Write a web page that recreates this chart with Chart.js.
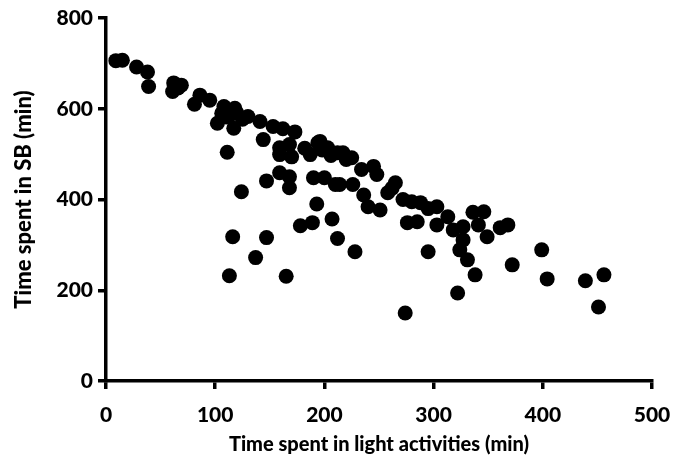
<!DOCTYPE html>
<html>
<head>
<meta charset="utf-8">
<script src="https://cdn.jsdelivr.net/npm/chart.js@4/dist/chart.umd.min.js"></script>
<style>
  html, body { margin: 0; padding: 0; background: #fff; }
  #wrap { width: 675px; height: 467px; }
</style>
</head>
<body>
<div id="wrap"><canvas id="scatter" width="675" height="467"></canvas></div>
<script>
// --- DATA ---
const lightMinutes = [
  9, 15, 28, 38, 39, 62, 69, 61, 66, 86, 81, 95, 108, 118, 102, 117, 125, 111,
  106, 113, 120, 110, 130, 141, 153, 162, 173, 144, 159, 159, 168, 170, 187, 194,
  203, 212, 196, 217, 225, 234, 245, 248, 182, 198, 206, 220,
  147, 159, 168, 168, 190, 200, 210, 214, 124, 193, 226, 236, 240, 251, 265, 258,
  272, 288, 303, 262, 280, 295, 276, 285, 303, 178, 189, 207, 212, 116, 147, 137,
  113, 165, 228, 295, 274, 322, 318, 327, 324, 331, 338, 313, 336, 346, 341, 349,
  327, 361, 368, 372, 399, 404, 439, 456, 451
];
const sbMinutes = [
  706, 707, 692, 681, 649, 657, 652, 638, 646, 630, 610, 619, 605, 601, 568, 557, 577, 504,
  590, 585, 590, 582, 583, 572, 561, 556, 549, 532, 514, 499, 521, 494, 499, 525,
  514, 503, 528, 503, 492, 466, 473, 455, 513, 509, 497, 488,
  441, 459, 450, 426, 448, 448, 433, 433, 417, 390, 433, 410, 384, 377, 437, 415,
  400, 393, 384, 425, 395, 380, 349, 351, 344, 342, 349, 357, 314, 318, 316, 272,
  232, 231, 285, 285, 150, 194, 333, 311, 289, 267, 234, 362, 372, 373, 344, 318,
  340, 338, 344, 256, 289, 225, 221, 234, 163
];
const xTicks = [0, 100, 200, 300, 400, 500];
const yTicks = [0, 200, 400, 600, 800];

const points = lightMinutes.map((x, i) => ({ x: x, y: sbMinutes[i] }));

// --- STYLE ---
const ink = '#000';
const tickFont = { family: 'Lato', size: 21, weight: '900' };
const titleFont = { family: 'Lato', size: 20, weight: '900' };

// keep the plot box fixed, whatever the label overhang is
function fixX(s) {
  s.height = 86;
  s.paddingLeft = 0;
  s.paddingRight = 0;
}
function fixY(s) {
  s.width = 106;
  s.paddingTop = 0;
  s.paddingBottom = 0;
}

const ctx = document.getElementById('scatter').getContext('2d');
new Chart(ctx, {
  type: 'scatter',
  data: {
    datasets: [{
      data: points,
      backgroundColor: ink,
      borderColor: ink,
      borderWidth: 0,
      pointRadius: 7.5,
      pointHoverRadius: 7.5,
      clip: false
    }]
  },
  options: {
    responsive: false,
    animation: false,
    events: [],
    layout: { padding: { top: 18, right: 23, left: 0, bottom: 0 } },
    plugins: { legend: { display: false }, tooltip: { enabled: false } },
    scales: {
      x: {
        type: 'linear',
        min: 0,
        max: 500,
        afterFit: fixX,
        afterBuildTicks: s => { s.ticks = xTicks.map(v => ({ value: v })); },
        border: { display: true, color: ink, width: 3.5 },
        grid: { drawOnChartArea: false, drawTicks: true, tickLength: 8, color: ink, lineWidth: 3.5 },
        ticks: { color: ink, font: tickFont, padding: 14, maxRotation: 0 },
        title: {
          display: true,
          text: 'Time spent in light activities (min)',
          color: ink,
          font: titleFont,
          padding: { top: 0, bottom: 10 }
        }
      },
      y: {
        type: 'linear',
        min: 0,
        max: 800,
        afterFit: fixY,
        afterBuildTicks: s => { s.ticks = yTicks.map(v => ({ value: v })); },
        border: { display: true, color: ink, width: 3.5 },
        grid: { drawOnChartArea: false, drawTicks: true, tickLength: 8, color: ink, lineWidth: 3.5 },
        ticks: { color: ink, font: tickFont, padding: 5 },
        title: {
          display: true,
          text: 'Time spent in SB (min)',
          color: ink,
          font: { family: 'Lato', size: 22, weight: '900' },
          padding: { top: 11, bottom: 0 }
        }
      }
    }
  }
});
</script>
</body>
</html>
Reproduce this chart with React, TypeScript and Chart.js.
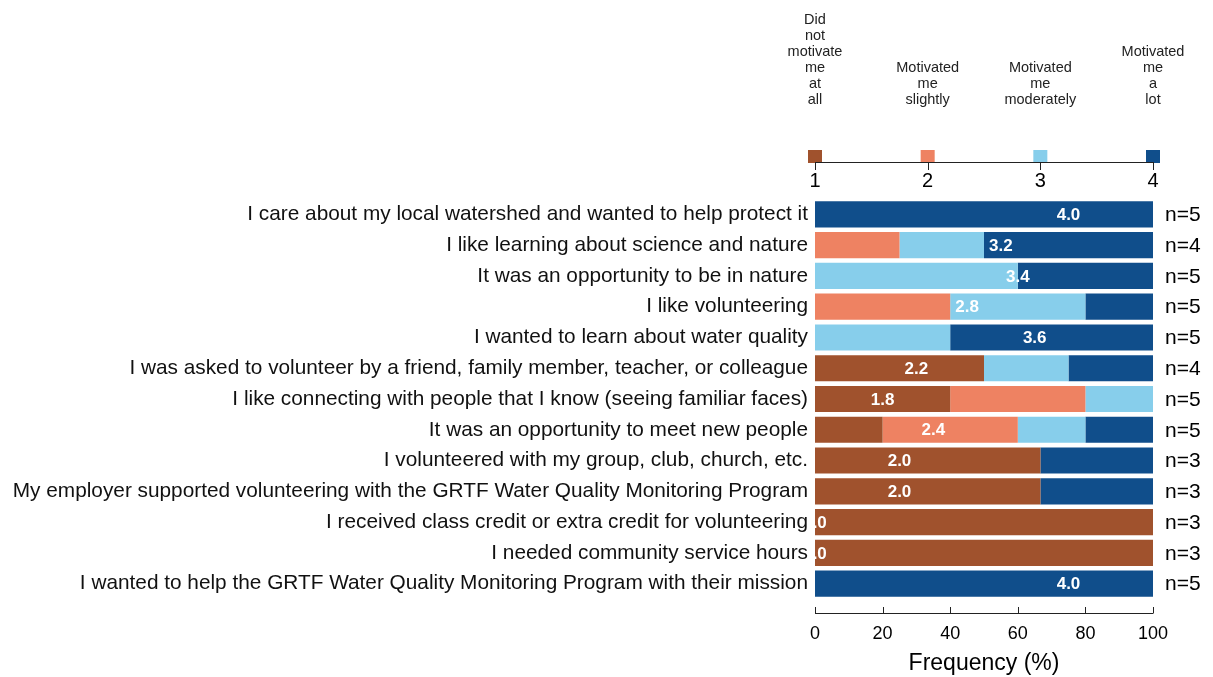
++++
#### [What needs to be done]
Reproduce every record above exactly, but leave out the pictures.

#### [Correct response]
Write a web page that recreates this chart with Chart.js.
<!DOCTYPE html>
<html>
<head>
<meta charset="utf-8">
<script src="https://cdn.jsdelivr.net/npm/chart.js@4/dist/chart.umd.min.js"></script>
<style>
  html, body { margin: 0; padding: 0; background: #fff; }
  #wrap { width: 675px; height: 467px; }
</style>
</head>
<body>
<div id="wrap"><canvas id="scatter" width="675" height="467"></canvas></div>
<script>
// --- DATA ---
const lightMinutes = [
  9, 15, 28, 38, 39, 62, 69, 61, 66, 86, 81, 95, 108, 118, 102, 117, 125, 111,
  106, 113, 120, 110, 130, 141, 153, 162, 173, 144, 159, 159, 168, 170, 187, 194,
  203, 212, 196, 217, 225, 234, 245, 248, 182, 198, 206, 220,
  147, 159, 168, 168, 190, 200, 210, 214, 124, 193, 226, 236, 240, 251, 265, 258,
  272, 288, 303, 262, 280, 295, 276, 285, 303, 178, 189, 207, 212, 116, 147, 137,
  113, 165, 228, 295, 274, 322, 318, 327, 324, 331, 338, 313, 336, 346, 341, 349,
  327, 361, 368, 372, 399, 404, 439, 456, 451
];
const sbMinutes = [
  706, 707, 692, 681, 649, 657, 652, 638, 646, 630, 610, 619, 605, 601, 568, 557, 577, 504,
  590, 585, 590, 582, 583, 572, 561, 556, 549, 532, 514, 499, 521, 494, 499, 525,
  514, 503, 528, 503, 492, 466, 473, 455, 513, 509, 497, 488,
  441, 459, 450, 426, 448, 448, 433, 433, 417, 390, 433, 410, 384, 377, 437, 415,
  400, 393, 384, 425, 395, 380, 349, 351, 344, 342, 349, 357, 314, 318, 316, 272,
  232, 231, 285, 285, 150, 194, 333, 311, 289, 267, 234, 362, 372, 373, 344, 318,
  340, 338, 344, 256, 289, 225, 221, 234, 163
];
const xTicks = [0, 100, 200, 300, 400, 500];
const yTicks = [0, 200, 400, 600, 800];

const points = lightMinutes.map((x, i) => ({ x: x, y: sbMinutes[i] }));

// --- STYLE ---
const ink = '#000';
const tickFont = { family: 'Lato', size: 21, weight: '900' };
const titleFont = { family: 'Lato', size: 20, weight: '900' };

// keep the plot box fixed, whatever the label overhang is
function fixX(s) {
  s.height = 86;
  s.paddingLeft = 0;
  s.paddingRight = 0;
}
function fixY(s) {
  s.width = 106;
  s.paddingTop = 0;
  s.paddingBottom = 0;
}

const ctx = document.getElementById('scatter').getContext('2d');
new Chart(ctx, {
  type: 'scatter',
  data: {
    datasets: [{
      data: points,
      backgroundColor: ink,
      borderColor: ink,
      borderWidth: 0,
      pointRadius: 7.5,
      pointHoverRadius: 7.5,
      clip: false
    }]
  },
  options: {
    responsive: false,
    animation: false,
    events: [],
    layout: { padding: { top: 18, right: 23, left: 0, bottom: 0 } },
    plugins: { legend: { display: false }, tooltip: { enabled: false } },
    scales: {
      x: {
        type: 'linear',
        min: 0,
        max: 500,
        afterFit: fixX,
        afterBuildTicks: s => { s.ticks = xTicks.map(v => ({ value: v })); },
        border: { display: true, color: ink, width: 3.5 },
        grid: { drawOnChartArea: false, drawTicks: true, tickLength: 8, color: ink, lineWidth: 3.5 },
        ticks: { color: ink, font: tickFont, padding: 14, maxRotation: 0 },
        title: {
          display: true,
          text: 'Time spent in light activities (min)',
          color: ink,
          font: titleFont,
          padding: { top: 0, bottom: 10 }
        }
      },
      y: {
        type: 'linear',
        min: 0,
        max: 800,
        afterFit: fixY,
        afterBuildTicks: s => { s.ticks = yTicks.map(v => ({ value: v })); },
        border: { display: true, color: ink, width: 3.5 },
        grid: { drawOnChartArea: false, drawTicks: true, tickLength: 8, color: ink, lineWidth: 3.5 },
        ticks: { color: ink, font: tickFont, padding: 5 },
        title: {
          display: true,
          text: 'Time spent in SB (min)',
          color: ink,
          font: { family: 'Lato', size: 22, weight: '900' },
          padding: { top: 11, bottom: 0 }
        }
      }
    }
  }
});
</script>
</body>
</html>
Reproduce this chart with React, TypeScript and Chart.js.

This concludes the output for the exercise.